Relevant statutory provisions and principles
[4] Applications of this kind are made under s 590 of the Act, which relevantly provides as follows:
(1) The FWC may, except as provided by this Act, inform itself in relation to any matter before it in such manner as it considers appropriate.
(2) Without limiting subsection (1), the FWC may inform itself in the following ways:
…
(c) by requiring a person to provide copies of documents or records, or to provide any other information to the FWC.
[5] The Fair Work Commission Rules 2013, provide that a party in a matter before the Commission may, by lodging a draft order, request that the Commission inform itself in relation to the matter, by issuing an order requiring a person provide copies of documents or any other information to the Commission.
[6] In a Full Bench decision, the Commission set out the principles applying to the issue of orders for production under s 590(2)(c) of the Act. In Kennedy v Qantas Ground Services Pty Ltd t/a Qantas Ground Services Pty Ltd, Qantas Group[2018] FWCFB 3847 (‘Kennedy’), the Full Bench said at [23]:
‘The power conferred by s.590(2)(c) is a discretionary one to be exercised for the purpose of the Commission informing itself as to a matter before it. The Commission will be guided in the exercise of its discretion by the practice followed by courts in civil proceedings when issuing subpoenas. The documents sought must have apparent relevance to the issues in the proceedings. Access to the documents sought must be for the purpose of supporting a case which is intended to be advanced, not to explore if there is a supportable basis for a case that might potentially be advanced. The documents required to be produced must be described with sufficient particularity, and the burden of producing them must not be oppressive.’ (footnotes omitted)
[7] In an oft quoted passage from Clerks (Alcoa) Case (1988)Print H2892, Munro J at [2] said:
‘A party will not be required to produce documents where to do so would be oppressive; or where the demand for production is a "fishing expedition", in the sense that it is an endeavour not to obtain evidence to support a case, but to discover whether there is a case at all. Where the proper use of legal compulsion to produce documents is in issue, the tribunal will need to carry out an exercise of judgment upon the particular facts in each case. That judgment requires a balance on the one hand of the reasonableness of the burden imposed upon the recipient, and of the invasion of private rights, with on the other hand, the public interest in the due administration of justice and in ensuring that all material relevant to the issues be available to the parties to enable them to advance their respective cases’.

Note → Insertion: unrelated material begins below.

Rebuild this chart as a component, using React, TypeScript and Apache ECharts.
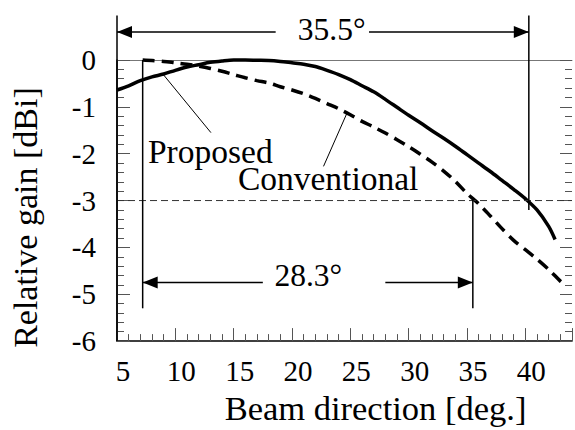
import React, { useEffect, useRef } from "react";
import * as echarts from "echarts";

const FONT = "Liberation Serif, Times New Roman, serif";

// Proposed antenna (solid)
const proposedX = [5, 6, 7, 8, 9, 10, 11, 12, 13, 14, 15, 16, 17, 18, 19, 20, 21, 22, 23, 24, 25, 26, 27, 28, 29, 30, 31, 32, 33, 34, 35, 36, 37, 38, 39, 40, 41, 42, 42.55];
const proposedY = [-0.64, -0.55, -0.44, -0.36, -0.3, -0.22, -0.15, -0.1, -0.05, -0.02, 0, 0, -0.005, -0.01, -0.03, -0.06, -0.09, -0.14, -0.22, -0.31, -0.42, -0.55, -0.68, -0.84, -1.01, -1.18, -1.34, -1.51, -1.67, -1.84, -2.02, -2.2, -2.38, -2.57, -2.76, -2.96, -3.2, -3.55, -3.83];

// Conventional antenna (dashed)
const conventionalX = [7.2, 8, 9, 10, 11, 12, 13, 14, 15, 16, 17, 18, 19, 20, 21, 22, 23, 24, 25, 26, 27, 28, 29, 30, 31, 32, 33, 34, 35, 36, 37, 38, 39, 40, 41, 42, 43, 43.3];
const conventionalY = [0, -0.01, -0.03, -0.06, -0.09, -0.13, -0.18, -0.24, -0.31, -0.38, -0.44, -0.49, -0.57, -0.64, -0.72, -0.82, -0.93, -1.04, -1.17, -1.31, -1.43, -1.56, -1.7, -1.85, -2.01, -2.18, -2.37, -2.59, -2.85, -3.07, -3.33, -3.6, -3.85, -4.05, -4.25, -4.47, -4.72, -4.78];

const xTickLabels = [5, 10, 15, 20, 25, 30, 35, 40];
const yTickLabels = [0, -1, -2, -3, -4, -5, -6];

// Annotations (data coordinates)
const halfPowerLevel = -3;
const beamSpans = [
  { from: 5, to: 40.3, y: 0.6, leftEnd: 18.6, rightStart: 26.6, labelX: 23.4, labelY: 0.66, text: "35.5°" },
  { from: 7.2, to: 35.5, y: -4.75, leftEnd: 17.5, rightStart: 28.0, labelX: 21.4, labelY: -4.6, text: "28.3°" },
];
const guideLines = [
  { x: 5, y1: 0.95, y2: -6 },
  { x: 40.3, y1: 0.95, y2: -3.2 },
  { x: 7.2, y1: 0, y2: -5.3 },
  { x: 35.5, y1: -2.96, y2: -5.3 },
];
const leaders = [
  { x1: 9.0, y1: -0.32, x2: 13.05, y2: -1.55 },
  { x1: 24.7, y1: -1.14, x2: 22.7, y2: -2.27 },
];
const curveLabels = [
  { x: 13.0, y: -1.95, text: "Proposed" },
  { x: 23.1, y: -2.52, text: "Conventional" },
];

type Item =
  | { kind: "span"; i: number }
  | { kind: "guide"; i: number }
  | { kind: "leader"; i: number }
  | { kind: "label"; i: number }
  | { kind: "half" };

const items: Item[] = [
  { kind: "half" },
  ...guideLines.map((_, i) => ({ kind: "guide", i } as Item)),
  ...beamSpans.map((_, i) => ({ kind: "span", i } as Item)),
  ...leaders.map((_, i) => ({ kind: "leader", i } as Item)),
  ...curveLabels.map((_, i) => ({ kind: "label", i } as Item)),
];

function arrowHead(tip: number[], dir: number) {
  const L = 15;
  const W = 6;
  return {
    type: "polygon",
    shape: { points: [[tip[0], tip[1]], [tip[0] - dir * L, tip[1] - W], [tip[0] - dir * L, tip[1] + W]] },
    style: { fill: "#000", stroke: "none" },
  };
}

function renderItem(params: any, api: any) {
  const it = items[params.dataIndex];
  const black = "#000";
  if (it.kind === "half") {
    const a = api.coord([5, halfPowerLevel]);
    const b = api.coord([44, halfPowerLevel]);
    return {
      type: "line",
      shape: { x1: a[0], y1: a[1], x2: b[0], y2: b[1] },
      style: { stroke: "#333", lineWidth: 1, lineDash: [7, 4] },
    };
  }
  if (it.kind === "guide") {
    const g = guideLines[it.i];
    const a = api.coord([g.x, g.y1]);
    const b = api.coord([g.x, g.y2]);
    return {
      type: "line",
      shape: { x1: a[0], y1: a[1], x2: b[0], y2: b[1] },
      style: { stroke: black, lineWidth: 1.5 },
    };
  }
  if (it.kind === "span") {
    const s = beamSpans[it.i];
    const p1 = api.coord([s.from, s.y]);
    const p2 = api.coord([s.leftEnd, s.y]);
    const p3 = api.coord([s.rightStart, s.y]);
    const p4 = api.coord([s.to, s.y]);
    const pl = api.coord([s.labelX, s.labelY]);
    return {
      type: "group",
      children: [
        { type: "line", shape: { x1: p1[0], y1: p1[1], x2: p2[0], y2: p2[1] }, style: { stroke: black, lineWidth: 1.5 } },
        { type: "line", shape: { x1: p3[0], y1: p3[1], x2: p4[0], y2: p4[1] }, style: { stroke: black, lineWidth: 1.5 } },
        arrowHead(p1, -1),
        arrowHead(p4, 1),
        {
          type: "text",
          style: {
            x: pl[0], y: pl[1], text: s.text, fill: black, fontSize: 31.5, fontFamily: FONT,
            align: "center", verticalAlign: "middle",
          },
        },
      ],
    };
  }
  if (it.kind === "leader") {
    const l = leaders[it.i];
    const a = api.coord([l.x1, l.y1]);
    const b = api.coord([l.x2, l.y2]);
    return {
      type: "line",
      shape: { x1: a[0], y1: a[1], x2: b[0], y2: b[1] },
      style: { stroke: black, lineWidth: 1 },
    };
  }
  const c = curveLabels[(it as any).i];
  const p = api.coord([c.x, c.y]);
  return {
    type: "text",
    style: {
      x: p[0], y: p[1], text: c.text, fill: black, fontSize: 33.5, fontFamily: FONT,
      align: "center", verticalAlign: "middle",
    },
  };
}

export default function App() {
  const ref = useRef<HTMLDivElement>(null);
  useEffect(() => {
    if (!ref.current) return;
    const chart = echarts.init(ref.current, undefined, { renderer: "svg" });
    const tickColor = "#555";
    const option: any = {
      animation: false,
      backgroundColor: "#fff",
      textStyle: { fontFamily: FONT },
      grid: { left: 116, right: 0, top: 60, bottom: 72, containLabel: false },
      xAxis: [
        {
          type: "value", min: 5, max: 44, interval: 5, position: "bottom",
          axisLine: { show: true, onZero: false, lineStyle: { color: "#000", width: 1.5 } },
          axisTick: { show: true, inside: true, length: 13, lineStyle: { color: tickColor, width: 1 } },
          axisLabel: {
            color: "#000", fontSize: 29, fontFamily: FONT, margin: 15, padding: [0, 0, 0, 12],
            formatter: (v: number) => (xTickLabels.includes(v) ? String(v) : ""),
          },
          splitLine: { show: false },
          name: "Beam direction [deg.]", nameLocation: "middle", nameGap: 40,
          nameTextStyle: { color: "#000", fontSize: 34.5, fontFamily: FONT, padding: [0, 0, 0, 62] },
        },
        {
          type: "value", min: 5, max: 44, position: "top",
          axisLine: { show: true, onZero: false, lineStyle: { color: "#777", width: 1 } },
          axisTick: { show: false }, axisLabel: { show: false }, splitLine: { show: false },
        },
        {
          type: "value", min: 5, max: 44, interval: 1, position: "bottom",
          axisLine: { show: false, onZero: false },
          axisTick: { show: true, inside: true, length: 7, lineStyle: { color: tickColor, width: 1 } },
          axisLabel: { show: false }, splitLine: { show: false },
        },
      ],
      yAxis: [
        {
          type: "value", min: -6, max: 0, interval: 1, position: "left",
          axisLine: { show: true, onZero: false, lineStyle: { color: "#000", width: 1.5 } },
          axisTick: { show: true, inside: true, length: 13, lineStyle: { color: tickColor, width: 1 } },
          minorTick: { show: true, splitNumber: 5, length: 7, lineStyle: { color: tickColor, width: 1 } },
          axisLabel: {
            color: "#000", fontSize: 29, fontFamily: FONT, margin: 21, padding: [5, 0, 0, 0],
            formatter: (v: number) => (yTickLabels.includes(v) ? String(v) : ""),
          },
          splitLine: { show: false },
          name: "Relative gain [dBi]", nameLocation: "middle", nameGap: 75, nameRotate: 90,
          nameTextStyle: { color: "#000", fontSize: 34, fontFamily: FONT, padding: [0, 34, 0, 0] },
        },
        {
          type: "value", min: -6, max: 0, interval: 1, position: "right",
          axisLine: { show: false, onZero: false },
          axisTick: { show: true, inside: true, length: 12, lineStyle: { color: tickColor, width: 1 } },
          minorTick: { show: true, splitNumber: 5, length: 7, lineStyle: { color: tickColor, width: 1 } },
          axisLabel: { show: false }, splitLine: { show: false },
        },
      ],
      series: [
        {
          name: "Proposed", type: "line", xAxisIndex: 0, yAxisIndex: 0, clip: false,
          data: proposedX.map((x, i) => [x, proposedY[i]]),
          symbol: "none", smooth: 0.3,
          lineStyle: { color: "#000", width: 3.5 },
          z: 3,
        },
        {
          name: "Conventional", type: "line", xAxisIndex: 0, yAxisIndex: 0, clip: false,
          data: conventionalX.map((x, i) => [x, conventionalY[i]]),
          symbol: "none", smooth: 0.3,
          lineStyle: { color: "#000", width: 3.5, type: [12, 7] },
          z: 3,
        },
        {
          name: "annotations", type: "custom", xAxisIndex: 0, yAxisIndex: 0, clip: false,
          data: items.map((_, i) => [10, -1, i]),
          renderItem,
          silent: true,
          z: 4,
        },
      ],
    };
    chart.setOption(option);
    return () => chart.dispose();
  }, []);
  return (
    <div
      ref={ref}
      style={{ position: "absolute", left: 0, top: 0, width: 575, height: 430, background: "#fff" }}
    />
  );
}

I shall deal with the matters in the order they were considered in the hearing.
Proposed Order 1
[8] The applicant submitted this order was ambiguous and excessively broad. He proposed an alternative wording which the respondent indicated its acceptance of. I will therefore adopt the applicant’s proposed wording and grant the order.
Proposed Order 2
[9] The grant of this order may tend to confirm or otherwise the extent of any tax deductions made by the employer in respect to the applicant’s salary. I propose to grant the order, but taking into account privacy concerns, the documents will be confidential to the parties’ legal representatives and the Commission.
Proposed Order 3
[10] Ordinarily, it would be expected that a respondent would have in its possession any communications between itself and the applicant. In any event, given that 7-Eleven Stores Pty Ltd would have many hundreds, if not thousands, of current and former employees and agents, the order directed to these persons is far too broad, onerous and non-specific.
[11] Further, given the recent termination of the respondent’s franchise with 7-Eleven Stores Pty Ltd, it may be reasonably understood that the respondent would have some difficulty in complying with an order directed to a third party, which it no longer has any relationship with.
[12] Moreover, there is no time period over which these communications are sought, and the proposed order does not delineate communications between personal and work-related issues, and therefore the order sought is excessively onerous.
[13] Proposed Order 3 is refused.
Proposed Orders 4 to 6
[14] These orders are cast in the same terms directed to three named persons, being former employees or persons believed to be involved in the applicant’s request to the franchisor for an investigation. They form part of the respondent’s defence in opposition to the unfair dismissal application.
[15] However, again, the orders suffer from the same fault as in Proposed Order 3 in that they are non-time specific, nor are the orders subject specific. I will grant the proposed orders in respect to communications between Junda Su, Yisen Gong and Haoming Wu, but limit the orders to any communications between the applicant and the three named persons, concerning the applicant’s request for a franchisor’s investigation of alleged underpayments.
[16] Should the parties require formal orders in respect to my conclusions above, rather than voluntarily providing the documents, I will do so. Such request should be made within 48 hours of the publishing of this decision.
DEPUTY PRESIDENT
Appearances:
Mr L Meagher and Ms Regina Featherstone, Solicitors, Redfern Legal Centre, on behalf of the applicant.
Ms S Dai, Solicitor, Juris Cor Legal, on behalf of the respondent.